The deep learning revolution did not solve the problem you claim. What deep learning does is allow more complex piecewise linear functions to be modelled efficiently (if you use relu that is, which is the most popular activation (*)). That's both a blessing and a curse.
What actually happened in the deep learning revolution is that humans solved the problem of designing basic features over many generations of papers and progressively simplified the solution, discovering what is important and what isn't. The algorithms were weeded out until the point we are now, which is that data input is matched to algorithm, in this case the algorithm of choice is of deep learning type. It only looks like deep learning is good for every dataset, but it's not true.
For example, in vision problems, try training a deep network on input that is not in the form of pixels and not in the form of multiple color planes. It will fail miserably, the quality of recognition will be abysmal. That's why data design is so important, you have to know what the strengths of the AI model actually are. In this case, the statistical regularities between neighbouring pixels are what is enabling the CNN layers to extract information. These regularities are an artefact of choosing to stack pixels and colour planes into a rectangular grid. That's solving most of the problem.
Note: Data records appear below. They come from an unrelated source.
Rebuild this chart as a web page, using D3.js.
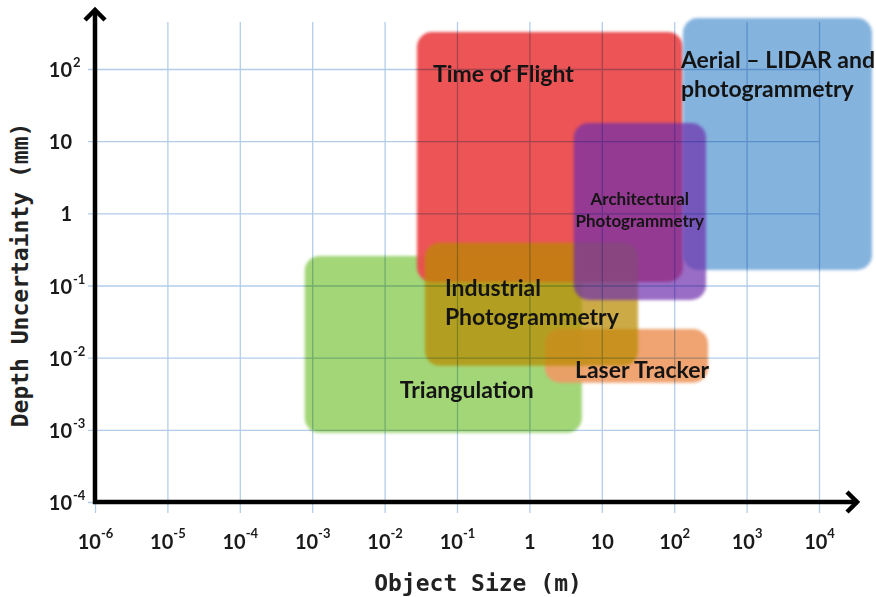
<!DOCTYPE html>
<html>
<head>
<meta charset="utf-8">
<script src="https://cdn.jsdelivr.net/npm/d3@7"></script>
<style>
  body { margin: 0; background: #fff; }
  svg { display: block; }
</style>
</head>
<body>
<div id="chart"></div>
<script>
// tick values for both log axes
const sizeTicks = [1e-6, 1e-5, 1e-4, 1e-3, 1e-2, 1e-1, 1, 10, 1e2, 1e3, 1e4]
const depthTicks = [1e-4, 1e-3, 1e-2, 1e-1, 1, 10, 1e2]

// measurement technique regions (object size in m, depth uncertainty in mm)
// drawn in this order, bottom to top
const regionNames = ['Triangulation', 'Time of Flight', 'Laser Tracker',
  'Industrial Photogrammetry', 'Aerial – LIDAR and photogrammetry', 'Architectural Photogrammetry']
const sizeMin = [7.9e-4, 0.028, 1.64, 0.036, 132, 4.1]
const sizeMax = [5.3, 132, 293, 31.6, 5.4e4, 275]
const depthMin = [9.1e-4, 0.112, 0.0045, 0.0077, 0.164, 0.063]
const depthMax = [0.257, 325, 0.025, 0.39, 508, 17.9]
const labelLines = [['Triangulation'], ['Time of Flight'], ['Laser Tracker'],
  ['Industrial', 'Photogrammetry'], ['Aerial – LIDAR and', 'photogrammetry'],
  ['Architectural', 'Photogrammetry']]

// looks
const fills = ['#a2d677', '#eb4d4f', '#ee9c66', 'rgb(184,138,0)', '#84b3de', 'rgb(110,45,172)']
const fillOpacity = [1, 0.96, 0.92, 0.72, 1, 0.7]
const labelStyle = [
  {dx: 95, dy: 142, size: 23, anchor: 'start', lh: 29},
  {dx: 16, dy: 50, size: 23, anchor: 'start', lh: 29},
  {dx: 30, dy: 49, size: 23, anchor: 'start', lh: 29},
  {dx: 20, dy: 53, size: 23, anchor: 'start', lh: 29},
  {dx: -2, dy: 50, size: 23, anchor: 'start', lh: 29},
  {dx: 66, dy: 82, size: 17, anchor: 'middle', lh: 22}
]

const width = 876
const height = 597
const gridColor = '#a9c7e8'
const labelFont = 'Lato, "Open Sans", sans-serif'
const monoFont = '"DejaVu Sans Mono", "Liberation Mono", monospace'

const x = d3.scaleLog().domain([1e-6, 1e4]).range([95, 819])
const y = d3.scaleLog().domain([1e-4, 1e2]).range([502, 69])

const svg = d3.select('#chart')
  .append('svg')
    .attr('width', width)
    .attr('height', height)

const defs = svg.append('defs')
defs.append('filter')
    .attr('id', 'soft')
    .attr('x', '-10%').attr('y', '-10%')
    .attr('width', '120%').attr('height', '120%')
  .append('feGaussianBlur')
    .attr('stdDeviation', 1.6)

// regions
const regions = regionNames.map((name, i) => ({
  name: name,
  x0: sizeMin[i], x1: sizeMax[i],
  y0: depthMin[i], y1: depthMax[i],
  i: i
}))

svg.append('g')
  .selectAll('rect')
  .data(regions)
  .enter()
  .append('rect')
    .attr('x', d => x(d.x0))
    .attr('y', d => y(d.y1))
    .attr('width', d => x(d.x1) - x(d.x0))
    .attr('height', d => y(d.y0) - y(d.y1))
    .attr('rx', 15)
    .attr('ry', 15)
    .style('fill', d => fills[d.i])
    .style('fill-opacity', d => fillOpacity[d.i])
    .attr('filter', 'url(#soft)')

// grid, multiplied over the regions
const grid = svg.append('g')
  .style('mix-blend-mode', 'multiply')
  .style('opacity', 0.9)

grid.append('g')
  .attr('transform', 'translate(0,513)')
  .call(d3.axisBottom(x).tickValues(sizeTicks).tickSize(-(513 - 22)).tickFormat(''))
grid.append('g')
  .attr('transform', 'translate(88,0)')
  .call(d3.axisLeft(y).tickValues(depthTicks).tickSize(-(819 - 88)).tickFormat(''))
grid.selectAll('.domain').remove()
grid.selectAll('line')
  .style('stroke', gridColor)
  .style('stroke-width', 1.3)

// tick labels
const expOf = v => Math.round(Math.log10(v))
const baseText = v => expOf(v) === 0 ? '1' : '10'
const supText = v => {
  const e = expOf(v)
  return (e === 0 || e === 1) ? '' : String(e)
}

const xAxis = svg.append('g')
  .attr('transform', 'translate(0,502)')
  .call(d3.axisBottom(x).tickValues(sizeTicks).tickSize(0).tickFormat(''))
xAxis.select('.domain').remove()
xAxis.selectAll('.tick text')
  .attr('y', 47)
  .attr('dy', 0)
  .style('font-family', labelFont)
  .style('font-weight', 'bold')
  .style('font-size', '20px')
  .style('fill', '#1a1a1a')
  .each(function(d) {
    const t = d3.select(this)
    t.append('tspan').text(baseText(d))
    if (supText(d)) {
      t.append('tspan')
        .attr('dy', -11)
        .style('font-size', '13px')
        .text(supText(d))
    }
  })

const yAxis = svg.append('g')
  .attr('transform', 'translate(95,0)')
  .call(d3.axisLeft(y).tickValues(depthTicks).tickSize(0).tickPadding(23).tickFormat(baseText))
yAxis.select('.domain').remove()
yAxis.selectAll('.tick text')
  .attr('dy', 7.5)
  .style('font-family', labelFont)
  .style('font-weight', 'bold')
  .style('font-size', '20px')
  .style('fill', '#1a1a1a')
yAxis.selectAll('.tick')
  .filter(d => supText(d) !== '')
  .append('text')
    .attr('x', -22)
    .attr('y', -2.5)
    .attr('text-anchor', 'start')
    .style('font-family', labelFont)
    .style('font-weight', 'bold')
    .style('font-size', '13px')
    .style('fill', '#1a1a1a')
    .text(d => supText(d))

// axis lines with arrow heads
const x0 = x.range()[0]
const yb = y.range()[0]
const axes = svg.append('g')
  .style('stroke', '#000')
  .style('stroke-width', 4.5)
  .style('fill', 'none')
axes.append('path')
  .attr('d', `M${x0},${yb + 2}V10`)
axes.append('path')
  .attr('d', `M${x0 - 2},${yb}H858`)
axes.append('path')
  .attr('d', `M${x0 - 10},20L${x0},10L${x0 + 10},20`)
  .style('stroke-linejoin', 'miter')
axes.append('path')
  .attr('d', `M847,${yb - 10}L857,${yb}L847,${yb + 10}`)
  .style('stroke-linejoin', 'miter')

// region labels
const labels = svg.append('g')
  .style('font-family', labelFont)
  .style('font-weight', 'bold')
  .style('fill', '#141414')
regions.forEach(d => {
  const s = labelStyle[d.i]
  const t = labels.append('text')
    .attr('text-anchor', s.anchor)
    .style('font-size', s.size + 'px')
  labelLines[d.i].forEach((line, k) => {
    t.append('tspan')
      .attr('x', x(d.x0) + s.dx)
      .attr('y', y(d.y1) + s.dy + k * s.lh)
      .text(line)
  })
})

// axis titles
svg.append('text')
  .attr('x', 478)
  .attr('y', 591)
  .attr('text-anchor', 'middle')
  .style('font-family', monoFont)
  .style('font-weight', 'bold')
  .style('font-size', '23px')
  .style('fill', '#222')
  .text('Object Size (m)')

svg.append('text')
  .attr('transform', 'translate(28,275) rotate(-90)')
  .attr('text-anchor', 'middle')
  .style('font-family', monoFont)
  .style('font-weight', 'bold')
  .style('font-size', '23px')
  .style('fill', '#222')
  .text('Depth Uncertainty (mm)')
</script>
</body>
</html>
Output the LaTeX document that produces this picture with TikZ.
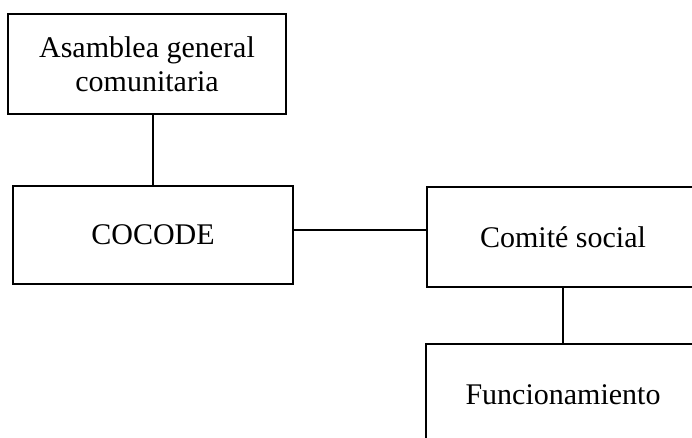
\documentclass[tikz,border=0pt]{standalone}
\usepackage{fontspec}
\setmainfont{Liberation Serif}
\begin{document}
\begin{tikzpicture}[x=1pt,y=-1pt,
  box/.style={draw,line width=1.8pt,rectangle,inner sep=0pt,align=center,
    font=\fontsize{30}{34}\selectfont},
  conn/.style={line width=1.8pt}]
\useasboundingbox (0,0) rectangle (692,438);
\clip (0,0) rectangle (692,438);
\node[box,minimum width=278pt,minimum height=100pt] (a) at (147,64) {Asamblea general\\comunitaria};
\node[box,minimum width=280pt,minimum height=98pt] (b) at (153,235) {COCODE};
\node[box,minimum width=272pt,minimum height=100pt] (c) at (563,237) {Comité social};
\node[box,minimum width=274pt,minimum height=102pt] (d) at (563,395) {Funcionamiento};
\draw[conn] (b.north) -- (b.north |- a.south);
\draw[conn] ([yshift=5pt]b.east) -- ([yshift=5pt]b.east -| c.west);
\draw[conn] (c.south) -- (c.south |- d.north);
\end{tikzpicture}
\end{document}
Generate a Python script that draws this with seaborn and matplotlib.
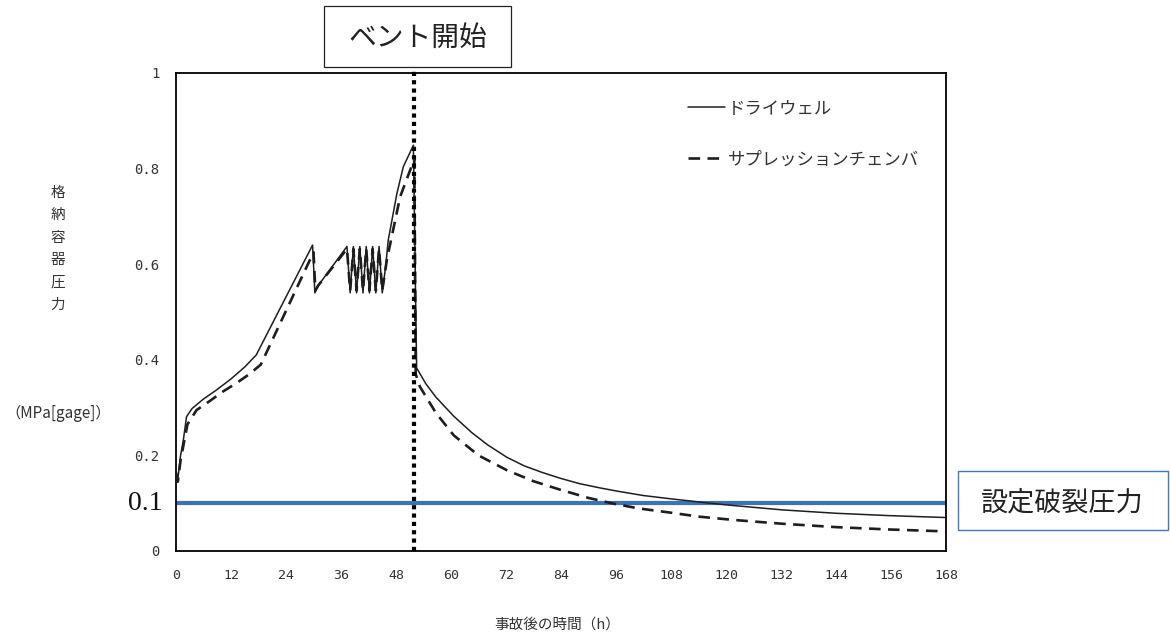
import matplotlib
matplotlib.use("Agg")
import matplotlib.pyplot as plt
from matplotlib.patches import Rectangle
from matplotlib.lines import Line2D
import matplotlib.transforms as mtransforms
import pandas as pd
import seaborn as sns

# --- data -------------------------------------------------------------
# Drywell pressure (MPa[gage]) vs hours after the accident
dw_time = [0.0, 0.4, 1.0, 1.6, 2.3, 3.5, 6.0, 9.0, 12.0, 15.0, 17.5, 29.8, 30.3, 31.0,
           37.3, 38.0, 38.7, 39.4, 40.1, 40.8, 41.5, 42.2, 42.9, 43.6, 44.3, 45.0,
           45.8, 46.3, 48.2, 49.6, 51.8, 52.5, 54.5, 56.7, 60.6, 64.5, 68.0, 72.2, 76.0,
           80.0, 83.9, 88.0, 92.5, 96.4, 102.0, 108.1, 116.5, 120.6, 132.3, 143.9, 155.6, 168.0]
dw_pressure = [0.17, 0.15, 0.20, 0.232, 0.281, 0.298, 0.318, 0.338, 0.36, 0.385, 0.41, 0.64, 0.54, 0.555,
               0.637, 0.54, 0.637, 0.54, 0.637, 0.54, 0.637, 0.54, 0.637, 0.54, 0.637, 0.54,
               0.60, 0.65, 0.748, 0.804, 0.849, 0.383, 0.35, 0.322, 0.282, 0.248, 0.222, 0.196, 0.178,
               0.164, 0.152, 0.141, 0.132, 0.125, 0.116, 0.109, 0.10, 0.096, 0.086, 0.079, 0.074, 0.070]

# Suppression chamber pressure
sc_time = [0.0, 0.4, 1.0, 1.6, 2.5, 4.5, 7.4, 10.3, 13.0, 16.0, 18.5, 30.0, 30.4, 31.0,
           37.3, 38.0, 38.7, 39.4, 40.1, 40.8, 41.5, 42.2, 42.9, 43.6, 44.3, 45.0,
           46.0, 48.9, 51.1, 52.0, 52.3, 53.2, 56.7, 60.6, 66.0, 72.2, 78.0, 83.9, 90.0,
           95.5, 101.0, 108.1, 114.0, 121.6, 132.3, 143.9, 155.6, 168.0]
sc_pressure = [0.16, 0.145, 0.19, 0.22, 0.265, 0.295, 0.314, 0.334, 0.35, 0.37, 0.39, 0.625, 0.545, 0.555,
               0.632, 0.545, 0.632, 0.545, 0.632, 0.545, 0.632, 0.545, 0.632, 0.545, 0.632, 0.545,
               0.609, 0.741, 0.797, 0.82, 0.37, 0.344, 0.289, 0.242, 0.200, 0.169, 0.146, 0.128, 0.111,
               0.099, 0.089, 0.080, 0.072, 0.065, 0.057, 0.050, 0.045, 0.041]

series_names = ["ドライウェル", "サプレッションチェンバ"]
vent_time = 52.0
rupture_pressure = 0.1

x_ticks = list(range(0, 169, 12))
y_ticks = [0, 0.2, 0.4, 0.6, 0.8, 1.0]
y_tick_labels = ["0", "0.2", "0.4", "0.6", "0.8", "1"]

ylabel_chars = ["格", "納", "容", "器", "圧", "力"]
ylabel_unit = "（MPa[gage]）"
xlabel = "事故後の時間（h）"
vent_label = "ベント開始"
rupture_label = "設定破裂圧力"

# --- style ------------------------------------------------------------
sns.set_style("white")
plt.rcParams["font.family"] = ["Noto Sans CJK JP", "DejaVu Sans"]

W, H = 1170, 637
fig = plt.figure(figsize=(W / 100, H / 100), dpi=100)
ax = fig.add_axes([176 / W, 1 - 551 / H, (946 - 176) / W, (551 - 73) / H])


def fx(px):
    return px / W


def fy(py):
    return 1 - py / H


dw = pd.DataFrame({"time": dw_time, "pressure": dw_pressure})
sc = pd.DataFrame({"time": sc_time, "pressure": sc_pressure})

line_color = "#1e1e1e"
sc_dash = (0, (4.4, 2.8))
sns.lineplot(data=dw, x="time", y="pressure", ax=ax, color=line_color,
             lw=1.1, sort=False, errorbar=None, zorder=3)
sns.lineplot(data=sc, x="time", y="pressure", ax=ax, color=line_color,
             lw=1.9, sort=False, errorbar=None, linestyle=sc_dash, zorder=3)

# rupture disc set pressure
blue = "#3b73b9"
ax.axhline(rupture_pressure, color=blue, lw=3, zorder=2)

# vent start
ax.axvline(vent_time, ymin=0, ymax=1.0126, color="black", lw=3,
           linestyle=(0, (1, 1)), clip_on=False, zorder=4)

ax.set_xlim(0, 168)
ax.set_ylim(0, 1.0)
ax.set_xticks(x_ticks)
ax.set_xticklabels([str(t) for t in x_ticks], family="DejaVu Sans Mono", fontsize=9.5)
ax.set_yticks(y_ticks)
ax.set_yticklabels(y_tick_labels, family="DejaVu Sans Mono", fontsize=10)
ax.tick_params(axis="both", direction="in", length=4, width=1, colors="black")
ax.tick_params(axis="x", pad=13, labelcolor="#333333")
ax.tick_params(axis="y", pad=12, labelcolor="#333333")
ax.set_xlabel("")
ax.set_ylabel("")
for s in ax.spines.values():
    s.set_color("black")
    s.set_linewidth(1.3)

# legend
handles = [Line2D([], [], color=line_color, lw=1.1),
           Line2D([], [], color=line_color, lw=1.9, linestyle=sc_dash)]
leg = ax.legend(handles, series_names, loc="upper left", bbox_to_anchor=(0.665, 0.945),
                frameon=False, fontsize=12.5, handlelength=2.1, handletextpad=0.2,
                labelspacing=1.9, borderpad=0, borderaxespad=0)
for t in leg.get_texts():
    t.set_color("#333333")

# "0.1" marker next to the rupture line
trans = mtransforms.blended_transform_factory(ax.transAxes, ax.transData)
ax.text(-0.017, rupture_pressure, "0.1", transform=trans, ha="right", va="center",
        family="Liberation Serif", fontsize=20, color="#111111")

# y axis label, stacked vertically
for i, ch in enumerate(ylabel_chars):
    fig.text(fx(58), fy(193 + 22.4 * i), ch, ha="center", va="center",
             fontsize=10.5, color="#333333")
fig.text(fx(58), fy(413), ylabel_unit, ha="center", va="center", fontsize=11, color="#333333")

# x axis label
fig.text(fx(557), fy(625), xlabel, ha="center", va="center", fontsize=10.5, color="#333333")

# annotation boxes
fig.patches.append(Rectangle((fx(324), fy(67)), fx(511) - fx(324), fy(6) - fy(67),
                             transform=fig.transFigure, fill=True, facecolor="white",
                             edgecolor="#222222", lw=0.9, zorder=5))
fig.text(fx(417.5), fy(38), vent_label, ha="center", va="center", fontsize=20,
         color="#222222", zorder=6)

fig.patches.append(Rectangle((fx(958), fy(530)), fx(1168) - fx(958), fy(471) - fy(530),
                             transform=fig.transFigure, fill=True, facecolor="white",
                             edgecolor="#3f78bf", lw=1.0, zorder=5))
fig.text(fx(1062), fy(503), rupture_label, ha="center", va="center", fontsize=19.5,
         color="#222222", zorder=6)

fig.savefig("out.png", dpi=100, facecolor="white")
Now pixels didn't always exist, they were invented by people quite recently. Try looking up TV technologies of the 1930s and you'll find that it's all about deflecting electron beams. There's really nothing natural about pixels, it's just what our current technologies are based on. And so there's nothing natural about what a deep network does either, it's just a system that has been selected for fitness against our current tech stack, for a handful of high value problem domains. It doesn't imply anything about other problem domains that haven't been studied so intensively.
(*) if you don't use relu but some other smooth activation family for your deep network, then there will always be a close piecewise linear approximation, as these functions are dense. So it's not a big loss of generality to assume relu everywhere.